- **Exercise**
For the data that follows, report how many lines contain the word "this", and nothing else.

- **Task material**
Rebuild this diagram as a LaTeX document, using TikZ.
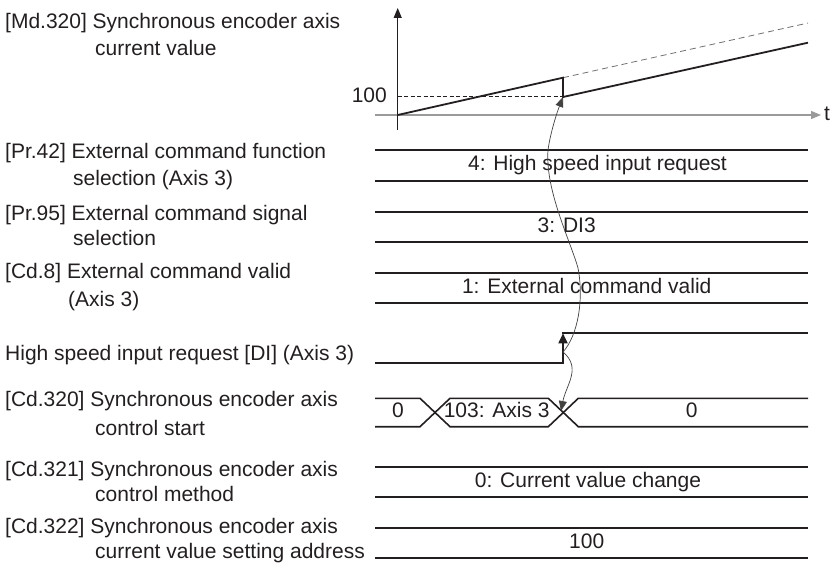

--

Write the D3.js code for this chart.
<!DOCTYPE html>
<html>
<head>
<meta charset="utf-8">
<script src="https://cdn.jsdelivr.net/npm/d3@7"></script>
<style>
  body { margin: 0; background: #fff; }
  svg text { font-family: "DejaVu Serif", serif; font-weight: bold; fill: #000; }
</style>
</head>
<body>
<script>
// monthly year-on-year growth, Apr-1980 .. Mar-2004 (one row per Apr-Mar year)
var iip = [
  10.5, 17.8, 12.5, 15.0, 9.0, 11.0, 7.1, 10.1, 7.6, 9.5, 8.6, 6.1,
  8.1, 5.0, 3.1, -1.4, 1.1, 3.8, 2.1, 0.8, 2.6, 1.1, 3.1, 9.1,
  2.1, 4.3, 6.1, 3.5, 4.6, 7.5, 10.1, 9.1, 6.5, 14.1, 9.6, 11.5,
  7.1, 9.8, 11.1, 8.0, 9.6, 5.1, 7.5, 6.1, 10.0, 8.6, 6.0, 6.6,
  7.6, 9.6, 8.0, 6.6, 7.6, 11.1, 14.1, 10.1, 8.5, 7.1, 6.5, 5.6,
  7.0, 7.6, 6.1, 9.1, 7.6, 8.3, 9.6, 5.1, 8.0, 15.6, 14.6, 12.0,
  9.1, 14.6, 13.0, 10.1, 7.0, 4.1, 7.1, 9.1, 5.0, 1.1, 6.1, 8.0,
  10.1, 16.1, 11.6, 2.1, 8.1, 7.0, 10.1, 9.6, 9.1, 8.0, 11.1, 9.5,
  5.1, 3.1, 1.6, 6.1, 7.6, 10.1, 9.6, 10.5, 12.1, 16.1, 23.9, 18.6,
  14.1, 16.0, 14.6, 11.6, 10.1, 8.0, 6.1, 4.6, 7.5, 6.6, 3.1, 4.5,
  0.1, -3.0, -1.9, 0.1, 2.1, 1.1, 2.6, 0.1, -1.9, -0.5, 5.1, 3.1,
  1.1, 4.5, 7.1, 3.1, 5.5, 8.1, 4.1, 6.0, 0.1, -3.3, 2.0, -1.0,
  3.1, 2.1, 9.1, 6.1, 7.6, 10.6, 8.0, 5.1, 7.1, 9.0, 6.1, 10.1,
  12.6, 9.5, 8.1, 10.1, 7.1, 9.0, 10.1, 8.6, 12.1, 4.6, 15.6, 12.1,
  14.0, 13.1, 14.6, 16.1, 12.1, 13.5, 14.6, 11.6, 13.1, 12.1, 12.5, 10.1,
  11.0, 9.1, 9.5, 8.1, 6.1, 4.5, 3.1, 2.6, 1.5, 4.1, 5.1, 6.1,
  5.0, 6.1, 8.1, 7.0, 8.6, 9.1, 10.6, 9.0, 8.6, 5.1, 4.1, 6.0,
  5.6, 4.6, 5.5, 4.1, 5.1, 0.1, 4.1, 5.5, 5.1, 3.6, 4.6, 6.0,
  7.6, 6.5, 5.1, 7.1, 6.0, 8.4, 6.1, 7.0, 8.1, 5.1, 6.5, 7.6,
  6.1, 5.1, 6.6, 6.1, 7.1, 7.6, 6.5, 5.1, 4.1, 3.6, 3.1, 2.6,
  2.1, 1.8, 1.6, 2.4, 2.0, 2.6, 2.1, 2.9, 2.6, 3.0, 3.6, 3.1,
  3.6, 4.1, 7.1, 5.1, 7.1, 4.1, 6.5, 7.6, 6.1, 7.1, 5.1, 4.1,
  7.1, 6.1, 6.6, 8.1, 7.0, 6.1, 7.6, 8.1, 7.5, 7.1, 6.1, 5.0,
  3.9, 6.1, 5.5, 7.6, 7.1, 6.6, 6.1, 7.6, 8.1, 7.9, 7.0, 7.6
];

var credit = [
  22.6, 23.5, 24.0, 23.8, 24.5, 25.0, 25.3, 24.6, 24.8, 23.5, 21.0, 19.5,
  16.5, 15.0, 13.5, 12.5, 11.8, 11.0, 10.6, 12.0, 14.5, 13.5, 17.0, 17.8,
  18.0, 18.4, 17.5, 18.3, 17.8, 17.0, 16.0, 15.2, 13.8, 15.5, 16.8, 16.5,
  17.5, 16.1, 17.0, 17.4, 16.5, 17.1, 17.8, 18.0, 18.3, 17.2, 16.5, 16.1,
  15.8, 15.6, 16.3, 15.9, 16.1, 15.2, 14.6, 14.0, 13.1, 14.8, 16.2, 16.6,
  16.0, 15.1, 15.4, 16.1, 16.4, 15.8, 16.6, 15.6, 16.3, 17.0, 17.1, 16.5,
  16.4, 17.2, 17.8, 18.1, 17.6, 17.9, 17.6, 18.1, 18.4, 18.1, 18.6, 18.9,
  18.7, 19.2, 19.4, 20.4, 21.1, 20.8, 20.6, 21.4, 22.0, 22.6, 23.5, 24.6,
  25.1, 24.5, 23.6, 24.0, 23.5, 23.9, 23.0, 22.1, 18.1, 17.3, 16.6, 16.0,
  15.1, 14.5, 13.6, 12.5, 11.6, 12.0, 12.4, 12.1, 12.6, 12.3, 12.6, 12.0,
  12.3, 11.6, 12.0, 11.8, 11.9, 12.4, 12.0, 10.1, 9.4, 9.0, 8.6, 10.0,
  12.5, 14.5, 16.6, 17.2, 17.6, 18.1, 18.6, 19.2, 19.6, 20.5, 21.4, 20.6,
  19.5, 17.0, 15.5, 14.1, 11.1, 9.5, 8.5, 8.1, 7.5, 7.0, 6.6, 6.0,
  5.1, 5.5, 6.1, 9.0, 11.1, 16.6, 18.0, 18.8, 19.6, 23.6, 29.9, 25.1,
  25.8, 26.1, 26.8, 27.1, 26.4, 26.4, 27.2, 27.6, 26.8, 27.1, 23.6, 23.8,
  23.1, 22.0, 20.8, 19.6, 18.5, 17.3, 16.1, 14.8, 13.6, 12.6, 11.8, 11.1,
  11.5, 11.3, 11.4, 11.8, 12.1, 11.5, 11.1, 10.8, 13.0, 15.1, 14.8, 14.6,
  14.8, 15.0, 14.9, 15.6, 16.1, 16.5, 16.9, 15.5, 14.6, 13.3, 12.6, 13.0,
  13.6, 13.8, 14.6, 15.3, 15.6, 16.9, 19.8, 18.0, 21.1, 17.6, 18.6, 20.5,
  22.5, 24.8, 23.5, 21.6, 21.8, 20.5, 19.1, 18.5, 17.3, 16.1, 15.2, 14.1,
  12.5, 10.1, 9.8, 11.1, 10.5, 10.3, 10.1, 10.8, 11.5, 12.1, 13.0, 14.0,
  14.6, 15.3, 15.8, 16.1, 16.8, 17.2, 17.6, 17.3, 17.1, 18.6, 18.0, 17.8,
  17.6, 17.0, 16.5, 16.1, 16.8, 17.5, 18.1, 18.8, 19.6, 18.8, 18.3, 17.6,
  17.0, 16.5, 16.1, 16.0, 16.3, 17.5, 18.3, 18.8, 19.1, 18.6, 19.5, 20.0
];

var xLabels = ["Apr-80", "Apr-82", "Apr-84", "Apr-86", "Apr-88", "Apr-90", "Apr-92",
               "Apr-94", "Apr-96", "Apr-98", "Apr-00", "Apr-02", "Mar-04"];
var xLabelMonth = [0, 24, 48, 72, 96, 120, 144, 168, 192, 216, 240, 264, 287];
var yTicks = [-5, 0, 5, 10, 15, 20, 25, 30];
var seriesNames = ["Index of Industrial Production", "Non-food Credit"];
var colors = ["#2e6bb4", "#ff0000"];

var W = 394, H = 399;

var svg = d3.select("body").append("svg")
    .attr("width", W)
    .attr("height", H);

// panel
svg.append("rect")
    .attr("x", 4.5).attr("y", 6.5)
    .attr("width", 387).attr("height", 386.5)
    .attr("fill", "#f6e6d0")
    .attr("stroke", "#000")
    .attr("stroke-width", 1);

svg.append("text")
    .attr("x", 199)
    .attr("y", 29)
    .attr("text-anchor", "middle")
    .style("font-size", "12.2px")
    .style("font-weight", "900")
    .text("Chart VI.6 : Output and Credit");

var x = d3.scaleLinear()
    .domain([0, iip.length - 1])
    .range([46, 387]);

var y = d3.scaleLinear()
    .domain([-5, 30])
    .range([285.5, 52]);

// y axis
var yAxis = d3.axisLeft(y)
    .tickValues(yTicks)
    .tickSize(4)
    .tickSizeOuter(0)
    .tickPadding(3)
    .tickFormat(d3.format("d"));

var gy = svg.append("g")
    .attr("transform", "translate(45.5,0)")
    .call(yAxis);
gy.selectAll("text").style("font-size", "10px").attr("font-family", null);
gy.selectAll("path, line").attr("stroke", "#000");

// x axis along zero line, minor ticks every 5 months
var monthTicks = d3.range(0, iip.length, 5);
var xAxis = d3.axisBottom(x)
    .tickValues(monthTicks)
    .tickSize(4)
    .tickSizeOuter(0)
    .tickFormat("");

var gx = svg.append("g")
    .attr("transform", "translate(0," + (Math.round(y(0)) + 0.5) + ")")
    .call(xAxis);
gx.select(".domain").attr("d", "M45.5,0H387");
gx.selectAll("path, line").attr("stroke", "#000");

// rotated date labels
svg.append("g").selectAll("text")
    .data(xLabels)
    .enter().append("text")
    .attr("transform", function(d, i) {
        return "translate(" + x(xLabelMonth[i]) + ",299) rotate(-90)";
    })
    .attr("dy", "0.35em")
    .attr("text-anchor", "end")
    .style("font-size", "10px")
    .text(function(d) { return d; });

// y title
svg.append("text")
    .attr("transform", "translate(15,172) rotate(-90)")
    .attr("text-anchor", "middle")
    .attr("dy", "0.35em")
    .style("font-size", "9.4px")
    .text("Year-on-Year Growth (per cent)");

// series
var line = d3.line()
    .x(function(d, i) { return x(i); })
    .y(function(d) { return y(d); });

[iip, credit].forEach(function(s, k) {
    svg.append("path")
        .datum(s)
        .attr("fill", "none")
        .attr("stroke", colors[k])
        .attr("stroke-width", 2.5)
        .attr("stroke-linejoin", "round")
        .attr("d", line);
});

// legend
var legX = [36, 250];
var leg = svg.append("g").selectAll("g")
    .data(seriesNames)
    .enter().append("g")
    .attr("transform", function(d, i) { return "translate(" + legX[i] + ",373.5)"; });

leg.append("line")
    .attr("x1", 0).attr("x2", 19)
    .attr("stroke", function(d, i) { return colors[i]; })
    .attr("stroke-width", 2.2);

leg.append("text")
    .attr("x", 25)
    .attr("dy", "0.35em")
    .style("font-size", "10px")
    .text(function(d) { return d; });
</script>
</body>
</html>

- **Problem solution**
2